We begin with unpolarised light of initial intensity $$I$$ incident on the first ideal polariser A. For unpolarised light, the standard result is that:

$$I_{\text{after A}}=\dfrac{I}{2}$$

This happens because an ideal polariser transmits exactly one‐half of the incident unpolarised intensity.

Now the light emerging from A is plane-polarised. Let the transmission axis of the second polariser B make an angle $$\theta_{AB}$$ with that of A. Malus’s Law states:

$$I_{\text{after B}}=I_{\text{after A}}\cos^{2}\theta_{AB}$$

According to the question, the observed intensity after B (with only A and B present) is still $$\dfrac{I}{2}$$. Substituting $$I_{\text{after A}}=\dfrac{I}{2}$$ gives

$$\dfrac{I}{2}\cos^{2}\theta_{AB}=\dfrac{I}{2}$$

Dividing both sides by $$\dfrac{I}{2}$$ yields

$$\cos^{2}\theta_{AB}=1$$

Hence $$\theta_{AB}=0^{\circ}$$. So the transmission axes of A and B are parallel.

Next, a third identical polariser C is inserted between A and B. Let the angle between the axes of A and C be $$\theta$$. Because B is parallel to A, the angle between C and B is also $$\theta$$.

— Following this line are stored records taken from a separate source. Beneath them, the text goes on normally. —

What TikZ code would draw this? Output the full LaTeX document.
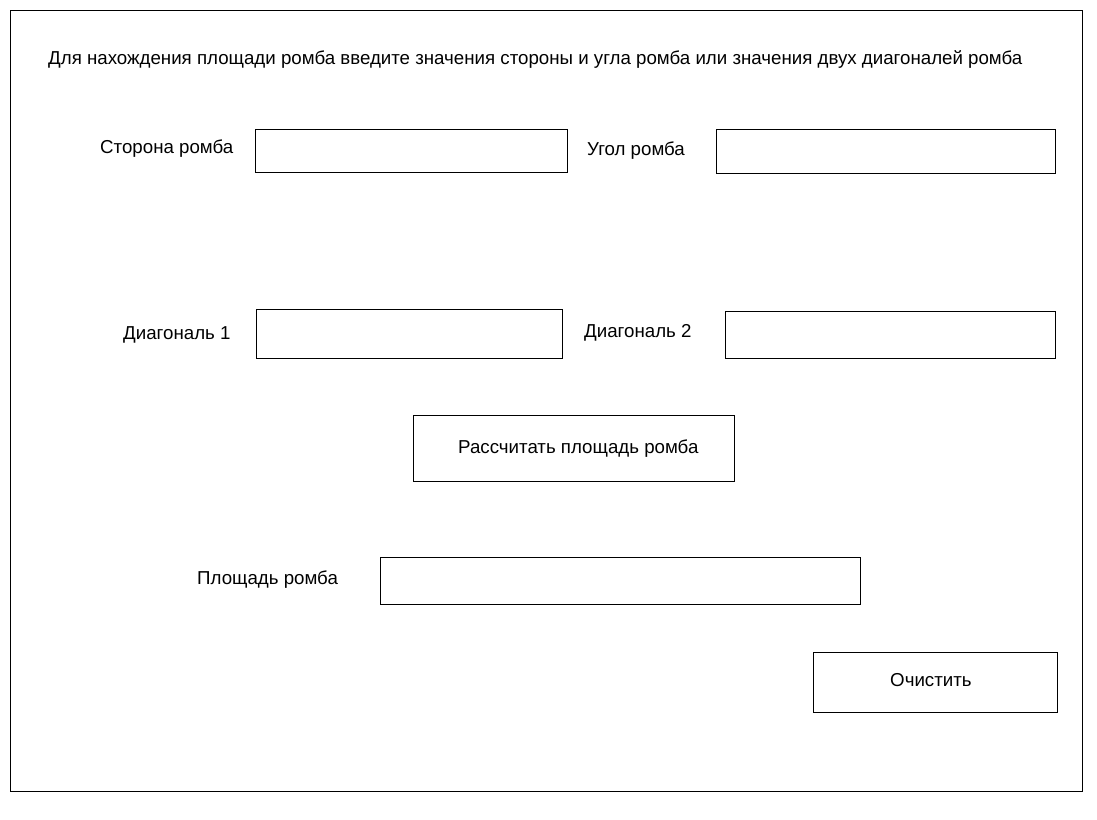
\documentclass[tikz,border=0pt]{standalone}
\usepackage{fontspec}
\setmainfont{Liberation Sans}
\begin{document}
\begin{tikzpicture}[x=1pt,y=-1pt,
  field/.style={draw=black,line width=0.8pt},
  lbl/.style={anchor=base west,inner sep=0pt,font=\fontsize{18.7}{22}\selectfont}]
\useasboundingbox (0,0) rectangle (1097,819);
\draw[line width=0.8pt] (10,10) rectangle (1082,791);
\node[lbl] (title) at (48,64) {Для нахождения площади ромба введите значения стороны и угла ромба или значения двух диагоналей ромба};
\node[lbl] (l1) at (100,153) {Сторона ромба};
\draw[field] (255,129) rectangle (567,172);
\node[lbl] (l2) at (587,155) {Угол ромба};
\draw[field] (716,129) rectangle (1055,173);
\node[lbl] (l3) at (123,339) {Диагональ 1};
\draw[field] (256,309) rectangle (562,358);
\node[lbl] (l4) at (584,337) {Диагональ 2};
\draw[field] (725,311) rectangle (1055,358);
\draw[field] (413,415) rectangle (734,481);
\node[lbl] (b1) at (458,453) {Рассчитать площадь ромба};
\node[lbl] (l5) at (197,584) {Площадь ромба};
\draw[field] (380,557) rectangle (860,604);
\draw[field] (813,652) rectangle (1057,712);
\node[lbl] (b2) at (890,686) {Очистить};
\end{tikzpicture}
\end{document}
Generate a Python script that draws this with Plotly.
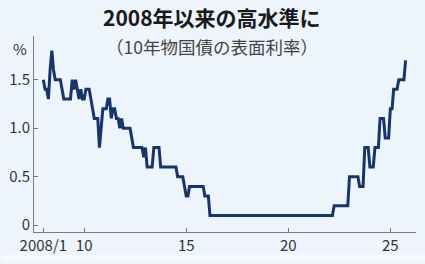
import pandas as pd
import plotly.graph_objects as go

# 10-year JGB coupon rate (%), monthly from 2008/1
start_month = "2008-01-01"
rate_2008 = [1.5, 1.4, 1.4, 1.3, 1.6, 1.8, 1.6, 1.5, 1.5, 1.5, 1.5, 1.4]
rate_2009 = [1.3, 1.3, 1.3, 1.3, 1.3, 1.5, 1.4, 1.5, 1.4, 1.3, 1.4, 1.3]
rate_2010 = [1.3, 1.4, 1.4, 1.4, 1.3, 1.2, 1.1, 1.1, 1.1, 0.8, 1.0, 1.2]
rate_2011 = [1.2, 1.2, 1.3, 1.3, 1.1, 1.2, 1.2, 1.1, 1.1, 1.0, 1.1, 1.0]
rate_2012 = [1.0, 1.0, 1.0, 1.0, 0.9, 0.8, 0.8, 0.8, 0.8, 0.8, 0.8, 0.7]
rate_2013 = [0.8, 0.6, 0.6, 0.6, 0.6, 0.8, 0.8, 0.8, 0.8, 0.6, 0.6, 0.6]
rate_2014 = [0.6, 0.6, 0.6, 0.6, 0.6, 0.6, 0.6, 0.5, 0.5, 0.5, 0.5, 0.4]
rate_2015 = [0.3, 0.3, 0.4, 0.4, 0.4, 0.4, 0.4, 0.4, 0.4, 0.4, 0.4, 0.3]
rate_2016 = [0.3, 0.3, 0.1, 0.1, 0.1, 0.1, 0.1, 0.1, 0.1, 0.1, 0.1, 0.1]
rate_2017 = [0.1, 0.1, 0.1, 0.1, 0.1, 0.1, 0.1, 0.1, 0.1, 0.1, 0.1, 0.1]
rate_2018 = [0.1, 0.1, 0.1, 0.1, 0.1, 0.1, 0.1, 0.1, 0.1, 0.1, 0.1, 0.1]
rate_2019 = [0.1, 0.1, 0.1, 0.1, 0.1, 0.1, 0.1, 0.1, 0.1, 0.1, 0.1, 0.1]
rate_2020 = [0.1, 0.1, 0.1, 0.1, 0.1, 0.1, 0.1, 0.1, 0.1, 0.1, 0.1, 0.1]
rate_2021 = [0.1, 0.1, 0.1, 0.1, 0.1, 0.1, 0.1, 0.1, 0.1, 0.1, 0.1, 0.1]
rate_2022 = [0.1, 0.1, 0.1, 0.2, 0.2, 0.2, 0.2, 0.2, 0.2, 0.2, 0.2, 0.2]
rate_2023 = [0.5, 0.5, 0.5, 0.5, 0.5, 0.5, 0.4, 0.4, 0.4, 0.8, 0.8, 0.8]
rate_2024 = [0.6, 0.6, 0.6, 0.8, 0.8, 0.8, 1.1, 1.1, 1.1, 0.9, 0.9, 0.9]
rate_2025 = [1.2, 1.2, 1.4, 1.4, 1.4, 1.5, 1.5, 1.5, 1.5, 1.7]

rates = (rate_2008 + rate_2009 + rate_2010 + rate_2011 + rate_2012 + rate_2013
         + rate_2014 + rate_2015 + rate_2016 + rate_2017 + rate_2018 + rate_2019
         + rate_2020 + rate_2021 + rate_2022 + rate_2023 + rate_2024 + rate_2025)
months = pd.date_range(start_month, periods=len(rates), freq="MS")

x_tick_vals = ["2008-01-01", "2010-01-01", "2015-01-01", "2020-01-01", "2025-01-01"]
x_tick_text = ["2008/1", "10", "15", "20", "25"]
y_tick_vals = [0, 0.5, 1.0, 1.5]
y_tick_text = ["0", "0.5", "1.0", "1.5"]

title_text = "2008年以来の高水準に"
subtitle_text = "（10年物国債の表面利率）"
unit_text = "%"

BG = "#eef4fb"
FONT = "Noto Sans CJK JP"
AXIS = "#7a7a7a"

fig = go.Figure()
fig.add_trace(go.Scatter(
    x=months, y=rates, mode="lines",
    line=dict(color="#17356b", width=3),
    hoverinfo="skip", showlegend=False,
))

fig.update_layout(
    width=425, height=264,
    margin=dict(l=33, r=9, t=36, b=30),
    paper_bgcolor=BG, plot_bgcolor=BG,
    font=dict(family=FONT, size=15, color="#333333"),
    xaxis=dict(
        type="date",
        range=["2007-07-18", "2026-04-05"],
        tickvals=x_tick_vals, ticktext=x_tick_text,
        showgrid=False, zeroline=False,
        showline=True, linecolor=AXIS, linewidth=1,
        ticks="inside", ticklen=4, tickcolor=AXIS, tickwidth=1,
        tickfont=dict(family=FONT, size=15, color="#333333"),
    ),
    yaxis=dict(
        range=[-0.07, 1.95],
        tickvals=y_tick_vals, ticktext=y_tick_text,
        showgrid=False, zeroline=False,
        showline=True, linecolor=AXIS, linewidth=1,
        ticks="inside", ticklen=4, tickcolor=AXIS, tickwidth=1,
        tickfont=dict(family=FONT, size=15, color="#333333"),
    ),
    shapes=[
        dict(type="rect", xref="paper", yref="paper", layer="below",
             x0=-33 / 383, x1=1 + 9 / 383,
             y0=(234 - 265) / 198, y1=(234 - 257) / 198,
             fillcolor="#f5f8fc", line=dict(width=0)),
    ],
    annotations=[
        dict(text="<b>" + title_text + "</b>", xref="paper", yref="paper",
             x=0.467, y=(234 - 17) / 198, xanchor="center", yanchor="middle",
             showarrow=False, font=dict(family=FONT, size=21, color="#1a1a1a")),
        dict(text=subtitle_text, xref="paper", yref="paper",
             x=0.467, y=(234 - 46.5) / 198, xanchor="center", yanchor="middle",
             showarrow=False, font=dict(family=FONT, size=17.5, color="#444444")),
        dict(text=unit_text, xref="paper", yref="paper",
             x=(28 - 33) / 383, y=(234 - 49) / 198, xanchor="right", yanchor="middle",
             showarrow=False, font=dict(family=FONT, size=15, color="#333333")),
    ],
)

fig.write_html("out.html")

Step-wise calculation of the intensity now proceeds as follows:

1. After A (unchanged): $$I_{1}=\dfrac{I}{2}$$

2. After C: apply Malus’s Law once more, now with angle $$\theta$$ between A and C:

$$I_{2}=I_{1}\cos^{2}\theta=\dfrac{I}{2}\cos^{2}\theta$$

3. After B: the light from C meets B at the same angle $$\theta$$, so again using Malus’s Law,

$$I_{3}=I_{2}\cos^{2}\theta=\left(\dfrac{I}{2}\cos^{2}\theta\right)\cos^{2}\theta=\dfrac{I}{2}\cos^{4}\theta$$

The experiment tells us that this final intensity is $$\dfrac{I}{8}$$. Therefore,

$$\dfrac{I}{2}\cos^{4}\theta=\dfrac{I}{8}$$

Cancelling the common factor $$\dfrac{I}{2}$$ from both sides gives

$$\cos^{4}\theta=\dfrac{1}{4}$$

Taking the square root of both sides,

$$\cos^{2}\theta=\dfrac{1}{2}$$

Again taking the square root, and noting that the cosine of a small positive angle is positive,

$$\cos\theta=\dfrac{1}{\sqrt{2}}$$

This corresponds to

$$\theta=45^{\circ}$$

Hence, the correct answer is Option D.